The Foreign Office, with government approval, had set up a powerful committee of academics to consider wide-ranging schemes for regular exchanges of students between the two countries. The Cold War put an end to all that: it became unfashionable and in some quarters dangerous to one's reputation to say anything good about the USSR. The end of the Cold War makes possible both a restoration of better relations between England and Russia, and a reassessment of Lenin and his revolution.
In writing the book I made a point of drawing parallels between the 17th-century English Revolution, the French Revolution of 1789 and the Russian Revolution of 1917. In England after 1660, and in France after 1815, there was a severe reaction against the preceding revolutions; but 1688 in England and 1830 in France showed that there was to be no restoration of the old regimes.
The ideas of the English Revolution survived to form the basis of the 18th-century European Enlightenment, notwithstanding the horrors of England's subjugation of Ireland under Cromwell. Despite the Terror, the ideas of the French Revolution swept the world.
The initial ideas of the Russian Revolution - the equality of men, women and nations, the right of everyone to work and to have a fair share in the distribution of the wealth they produce, the undesirability of an idle leisure class - some of these ideas were lost to sight in Soviet practice, but they retain their validity. They will be remembered when the lies and perversions of Stalinism are forgotten - especially in the Third World.
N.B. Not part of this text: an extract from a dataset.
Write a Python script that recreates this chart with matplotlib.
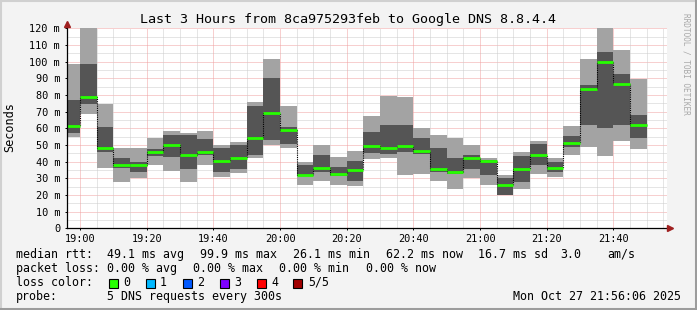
import matplotlib
matplotlib.use("Agg")
import matplotlib.pyplot as plt
from matplotlib.lines import Line2D
from matplotlib.patches import Rectangle

# ---- data (minutes relative to 19:00; each bar covers 5 minutes) ----
bar_start = [-5 + 5 * i for i in range(35)]
ping_min = [55, 68.8, 36.3, 28, 30, 37.8, 34.6, 27.8, 38.2, 30.6, 33.4, 42.4, 50, 48.4, 26.2, 28.2, 26.2, 25.1,
            41.4, 42.4, 32.2, 32.6, 28.2, 23.8, 30.4, 26, 20.2, 23.8, 32.4, 30.6, 43.8, 48.6, 43.6, 52.2, 47.6]
ping_low = [57.4, 74.6, 46, 36, 34, 43.2, 43, 35.8, 44, 34, 35.6, 44, 53, 50.6, 31.5, 34, 31.4, 28.5,
            45.4, 44.6, 45.8, 44.6, 33.8, 32.6, 35.8, 32.2, 20.2, 27.8, 38.2, 34, 49, 62, 60, 62, 54]
median = [61.4, 78.8, 48.4, 38.1, 38.1, 45.8, 50.2, 44.2, 45.8, 40.2, 41.9, 54.2, 69.4, 59.2, 32.2, 36.2, 32.6, 34.8,
          49.4, 48.4, 49.6, 46.3, 35.8, 34, 41.9, 40.4, 26.1, 35.8, 44.2, 36.4, 51.4, 83.8, 99.9, 86.8, 62.2]
ping_high = [77, 98.6, 60.8, 42.2, 39.8, 47.4, 55.9, 55.9, 53.8, 48.2, 49.8, 73.4, 90.2, 60.6, 38, 44, 37, 40.3,
             58, 61.8, 61.8, 54.2, 48.2, 42.2, 44.2, 41, 30.2, 43.4, 50.6, 39.8, 55.4, 85.8, 105.8, 92.6, 68]
ping_max = [98.6, 120, 74.6, 48.2, 48.2, 54.4, 58.5, 57.4, 58.4, 49.8, 51.6, 75.8, 101.6, 73.4, 39.8, 49.8, 43, 46.4,
            67.4, 79.4, 78.8, 60.2, 55.8, 54.2, 49.9, 42.2, 32, 45.8, 52.6, 42.2, 61.4, 101.6, 120, 107, 89.8]

x_ticks = [0, 20, 40, 60, 80, 100, 120, 140, 160]
x_labels = ["19:00", "19:20", "19:40", "20:00", "20:20", "20:40", "21:00", "21:20", "21:40"]
y_ticks = [0, 10, 20, 30, 40, 50, 60, 70, 80, 90, 100, 110, 120]
y_labels = ["0"] + [f"{v} m" for v in y_ticks[1:]]

loss_names = ["0", "1", "2", "3", "4", "5/5"]
loss_colors = ["#26ff00", "#00b8ff", "#0059ff", "#7e00ff", "#ff0000", "#a10000"]

title = "Last 3 Hours from 8ca975293feb to Google DNS 8.8.4.4"
xmin, xmax = -3.9, 176.1

W, H = 697, 310
MONO = "DejaVu Sans Mono"
fig = plt.figure(figsize=(W / 100, H / 100), dpi=100)
fig.patch.set_facecolor("#f3f3f3")

ax_l, ax_r, ax_t, ax_b = 67, 667, 28.3, 228.3
ax = fig.add_axes([ax_l / W, 1 - ax_b / H, (ax_r - ax_l) / W, (ax_b - ax_t) / H])
ax.set_facecolor("white")
ax.set_xlim(xmin, xmax)
ax.set_ylim(0, 120)
for s in ax.spines.values():
    s.set_visible(False)

# grid
lw1 = 0.72
for v in range(5, 121, 5):
    col = "#f0a0a0" if v % 10 == 0 else "#cccccc"
    ax.axhline(v, color=col, lw=lw1, ls=(0, (1, 1)), zorder=0)
for m in range(0, 176, 5):
    col = "#f0a0a0" if m % 20 == 0 else "#cccccc"
    ax.axvline(m, color=col, lw=lw1, ls=(0, (1, 1)), zorder=0)

# smoke
ax.bar(bar_start, [b - a for a, b in zip(ping_min, ping_max)], bottom=ping_min, width=5, align="edge",
       color="#a3a3a3", linewidth=0, zorder=2)
ax.bar(bar_start, [b - a for a, b in zip(ping_low, ping_high)], bottom=ping_low, width=5, align="edge",
       color="#555555", linewidth=0, zorder=3)
# median step (black transitions) and green medians
sx = bar_start + [bar_start[-1] + 5]
sy = median + [median[-1]]
ax.step(sx, sy, where="post", color="black", lw=0.8, ls=(0, (1, 1)), zorder=4)
ax.hlines(median, bar_start, [b + 5 for b in bar_start], color=loss_colors[0], lw=2.0, zorder=5)

# ticks
ax.set_xticks(x_ticks)
ax.set_xticklabels(x_labels, fontsize=7.4, family=MONO)
ax.set_yticks(y_ticks)
ax.set_yticklabels(y_labels, fontsize=7.4, family=MONO)
ax.tick_params(axis="y", length=1.5, width=0.7, pad=3.5, direction="out")
ax.tick_params(axis="x", length=1.5, width=0.7, pad=2.5, direction="out")

# axes lines with arrows
ax.add_line(Line2D([0, 0], [0, 1.03], transform=ax.transAxes, color="black", lw=0.9, clip_on=False, zorder=6))
ax.add_line(Line2D([0, 1.008], [0, 0], transform=ax.transAxes, color="black", lw=0.9, clip_on=False, zorder=6))
ax.plot([0], [1.024], marker="^", ms=4.5, color="#a02020", transform=ax.transAxes, clip_on=False, zorder=7)
ax.plot([1.005], [0], marker=">", ms=4.5, color="#a02020", transform=ax.transAxes, clip_on=False, zorder=7)

def ft(x, y, s, **kw):
    kw.setdefault("fontsize", 8.4)
    kw.setdefault("family", MONO)
    kw.setdefault("va", "center")
    fig.text(x / W, 1 - y / H, s, **kw)

ft(348, 19, title, ha="center", fontsize=9.6)
ft(10, 127, "Seconds", ha="center", rotation=90, fontsize=8.6)
ft(686, 64, "RRDTOOL / TOBI OETIKER", ha="center", rotation=270, fontsize=5.6, color="#a8a8a8")

r1 = 254.3
ft(16, r1, "median rtt:")
for x, s in [(107, "49.1 ms avg"), (200, "99.9 ms max"), (293, "26.1 ms min"), (386, "62.2 ms now"),
             (478, "16.7 ms sd"), (560, "3.0"), (607, "am/s")]:
    ft(x, r1, s)
r2 = 268.3
ft(16, r2, "packet loss:")
for x, s in [(107, "0.00 % avg"), (193, "0.00 % max"), (279, "0.00 % min"), (366, "0.00 % now")]:
    ft(x, r2, s)
r3 = 282.3
ft(16, r3, "loss color:")
sq_x = [109, 146, 183, 220, 257, 293]
lb_x = [123, 160, 197, 234, 271, 308]
for sxp, lx, name, col in zip(sq_x, lb_x, loss_names, loss_colors):
    fig.patches.append(Rectangle((sxp / W, 1 - 287.5 / H), 9 / W, 9 / H, transform=fig.transFigure,
                                 facecolor=col, edgecolor="black", lw=0.8))
    ft(lx, r3, name)
r4 = 296.3
ft(16, r4, "probe:")
ft(107, r4, "5 DNS requests every 300s")
ft(681, r4, "Mon Oct 27 21:56:06 2025", ha="right")

# image border
fig.add_artist(Line2D([0, 1], [1 - 0.5 / H, 1 - 0.5 / H], transform=fig.transFigure, color="#d0d0d0", lw=1.5))
fig.add_artist(Line2D([0.5 / W, 0.5 / W], [0, 1], transform=fig.transFigure, color="#d0d0d0", lw=1.5))
fig.add_artist(Line2D([0, 1], [1.5 / H, 1.5 / H], transform=fig.transFigure, color="#9c9c9c", lw=2.2))
fig.add_artist(Line2D([1 - 1.5 / W, 1 - 1.5 / W], [0, 1], transform=fig.transFigure, color="#9c9c9c", lw=2.2))

fig.savefig("out.png", dpi=100, facecolor=fig.get_facecolor())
As Mao Tse Tung said of the French Revolution, it is still too early to assess the Russian Revolution properly. But already we can be sure that the Gadarene rush to imitate the worst features of Western capitalism cannot last in Russia. Unemployment, soaring prices, lack of social security, gross inequalities of wealth, uncontrolled national and racial hatred, violent crimes against property and the person - all these are already making many look back nostalgically to the better aspects of the Soviet regime. Only when stability finally comes will it be possible to arrive at a fair assessment of Lenin and his revolution. It is important not to fall into the trap of blaming Lenin for Stalin, whatever links we may see between the two.